Background: Despite optimal multimodality limb-sparing therapy for extremity soft tissue sarcoma (STS), a significant number of patients develop distant metastasis. The objective of this study was to analyze patterns of metastatic disease and define prognostic factors for survival in a large group of patients followed prospectively at a single institution.
Methods: Between July 1, 1982, and June 30, 1996, all adult patients admitted to the Memorial Sloan-Kettering Cancer Center with primary extremity sarcoma were treated and prospectively followed. Patients who developed distant metastases constituted the study group. Prognostic factors were analyzed for postmetastasis survival. These included both factors related to the primary tumor and factors related to the pattern of metastasis. Postmetastasis survival was modeled using the Kaplan-Meier method. Statistical significance was evaluated using the log rank test for univariate analysis and the Cox proportional hazards model for multivariate analysis.

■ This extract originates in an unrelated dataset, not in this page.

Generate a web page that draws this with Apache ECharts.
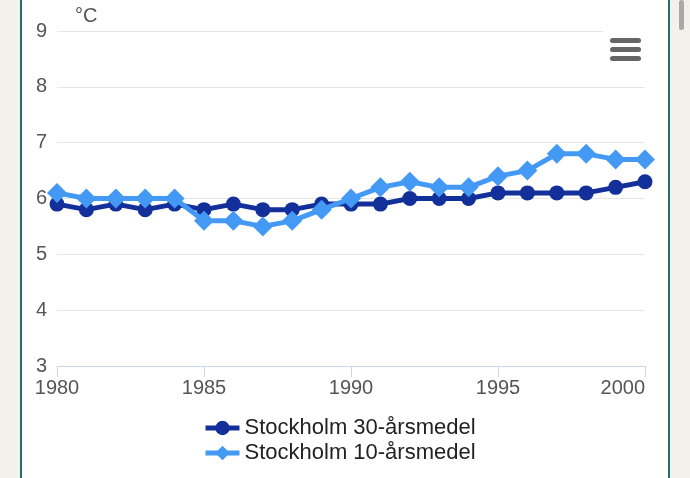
<!DOCTYPE html>
<html>
<head>
    <title>Stockholm medeltemperatur</title>
    <script src="https://cdn.jsdelivr.net/npm/echarts@6/dist/echarts.min.js"></script>
    <style>
        html, body { margin: 0; padding: 0; background: #f2f1ec; }
        #frame {
            position: absolute; left: 20px; top: 0; width: 646px; height: 478px;
            background: #fff; border-left: 2px solid #1f6f6a; border-right: 2px solid #1f6f6a;
        }
        #scroll {
            position: absolute; left: 679px; top: 0; width: 5px; height: 30px;
            background: #a9a9a9; border-radius: 3px;
        }
        #myChart { position: absolute; left: 0; top: 0; width: 690px; height: 478px; }
    </style>
</head>
<body>
    <div id="frame"></div>
    <div id="scroll"></div>
    <div id="myChart"></div>

    <script>
        // years on x axis
        const years = [1980, 1981, 1982, 1983, 1984, 1985, 1986, 1987, 1988, 1989, 1990,
            1991, 1992, 1993, 1994, 1995, 1996, 1997, 1998, 1999, 2000];
        // 30-year running mean
        const mean30 = [5.9, 5.8, 5.9, 5.8, 5.9, 5.8, 5.9, 5.8, 5.8, 5.9, 5.9,
            5.9, 6.0, 6.0, 6.0, 6.1, 6.1, 6.1, 6.1, 6.2, 6.3];
        // 10-year running mean
        const mean10 = [6.1, 6.0, 6.0, 6.0, 6.0, 5.6, 5.6, 5.5, 5.6, 5.8, 6.0,
            6.2, 6.3, 6.2, 6.2, 6.4, 6.5, 6.8, 6.8, 6.7, 6.7];
        const seriesNames = ['Stockholm 30-årsmedel', 'Stockholm 10-årsmedel'];

        const font = '"Liberation Sans", Arial, sans-serif';
        const myChart = echarts.init(document.getElementById('myChart'));

        const option = {
            animation: false,
            grid: { left: 57, right: 45, top: 31, bottom: 112, containLabel: false },
            xAxis: {
                type: 'value',
                min: 1980, max: 2000, interval: 5,
                axisLine: { lineStyle: { color: '#ccd6eb', width: 1 } },
                axisTick: { show: true, length: 11, lineStyle: { color: '#ccd6eb' } },
                axisLabel: {
                    color: '#555', fontSize: 20, fontFamily: font, margin: 12,
                    alignMaxLabel: 'right',
                    formatter: v => String(v)
                },
                splitLine: { show: false }
            },
            yAxis: {
                type: 'value',
                min: 3, max: 9, interval: 1,
                name: '°C',
                nameLocation: 'end',
                nameGap: 5,
                nameTextStyle: { color: '#555', fontSize: 20, fontFamily: font, align: 'left', padding: [0, 0, 0, 18] },
                axisLine: { show: false },
                axisTick: { show: false },
                axisLabel: { color: '#555', fontSize: 20, fontFamily: font, margin: 10 },
                splitLine: { lineStyle: { color: '#e6e6e6', width: 1 } }
            },
            legend: {
                orient: 'vertical',
                left: 198,
                top: 412,
                itemWidth: 34,
                itemHeight: 18,
                itemGap: 3,
                lineStyle: { width: 5 },
                textStyle: { color: '#222', fontSize: 22, fontFamily: font },
                data: seriesNames
            },
            graphic: [
                { type: 'rect', shape: { x: 603, y: 26, width: 45, height: 10 }, style: { fill: '#fff' }, z: 10 },
                { type: 'rect', shape: { x: 610, y: 38, width: 31, height: 5, r: 2.5 }, style: { fill: '#666' }, z: 11 },
                { type: 'rect', shape: { x: 610, y: 47, width: 31, height: 5, r: 2.5 }, style: { fill: '#666' }, z: 11 },
                { type: 'rect', shape: { x: 610, y: 56, width: 31, height: 5, r: 2.5 }, style: { fill: '#666' }, z: 11 }
            ],
            series: [
                {
                    name: seriesNames[0],
                    type: 'line',
                    data: years.map((y, i) => [y, mean30[i]]),
                    symbol: 'circle',
                    symbolSize: 15,
                    lineStyle: { color: '#13309a', width: 5 },
                    itemStyle: { color: '#13309a' },
                    z: 2
                },
                {
                    name: seriesNames[1],
                    type: 'line',
                    data: years.map((y, i) => [y, mean10[i]]),
                    symbol: 'diamond',
                    symbolSize: 20,
                    lineStyle: { color: '#4499f5', width: 5 },
                    itemStyle: { color: '#4499f5' },
                    z: 3
                }
            ]
        };

        myChart.setOption(option);
    </script>
</body>
</html>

Results: During the study period, the authors admitted and treated 994 patients with primary extremity STS. The median follow-up was 33 months. Distant metastasis developed in 230 patients (23%). Median survival after distant metastasis was 11.6 months. The lungs were the first metastatic site in 169 patients (73%). Other first sites of metastasis included the skin and soft tissues of the head and neck, trunk, and extremities. There was no statistically significant difference in survival between patients with pulmonary and those with nonpulmonary metastatic disease. In multivariate analysis, resection of metastatic disease, the length of the disease free interval, the presence of a preceding local recurrence, and patient age > 50 years all were significant predictors of postmetastasis survival. Other factors that defined the primary tumor, including histologic grade, depth, and microscopic margins, were not associated with postmetastasis survival.
Conclusions: Despite optimal multimodality therapy, 23% of the patients in this series with primary extremity sarcoma developed distant metastasis. Median survival after metastasis was approximately 1 year. After metastasis, the independent favorable factors that are associated with patient survival include resection of the metastases, a long disease free interval, the absence of preceding local recurrence, and patient age < 50 years. Although a definitive conclusion regarding the benefit of resection can be made only with a randomized clinical trial, these data suggest that resection of metastatic STS may contribute to patient survival, which in some cases may be long term.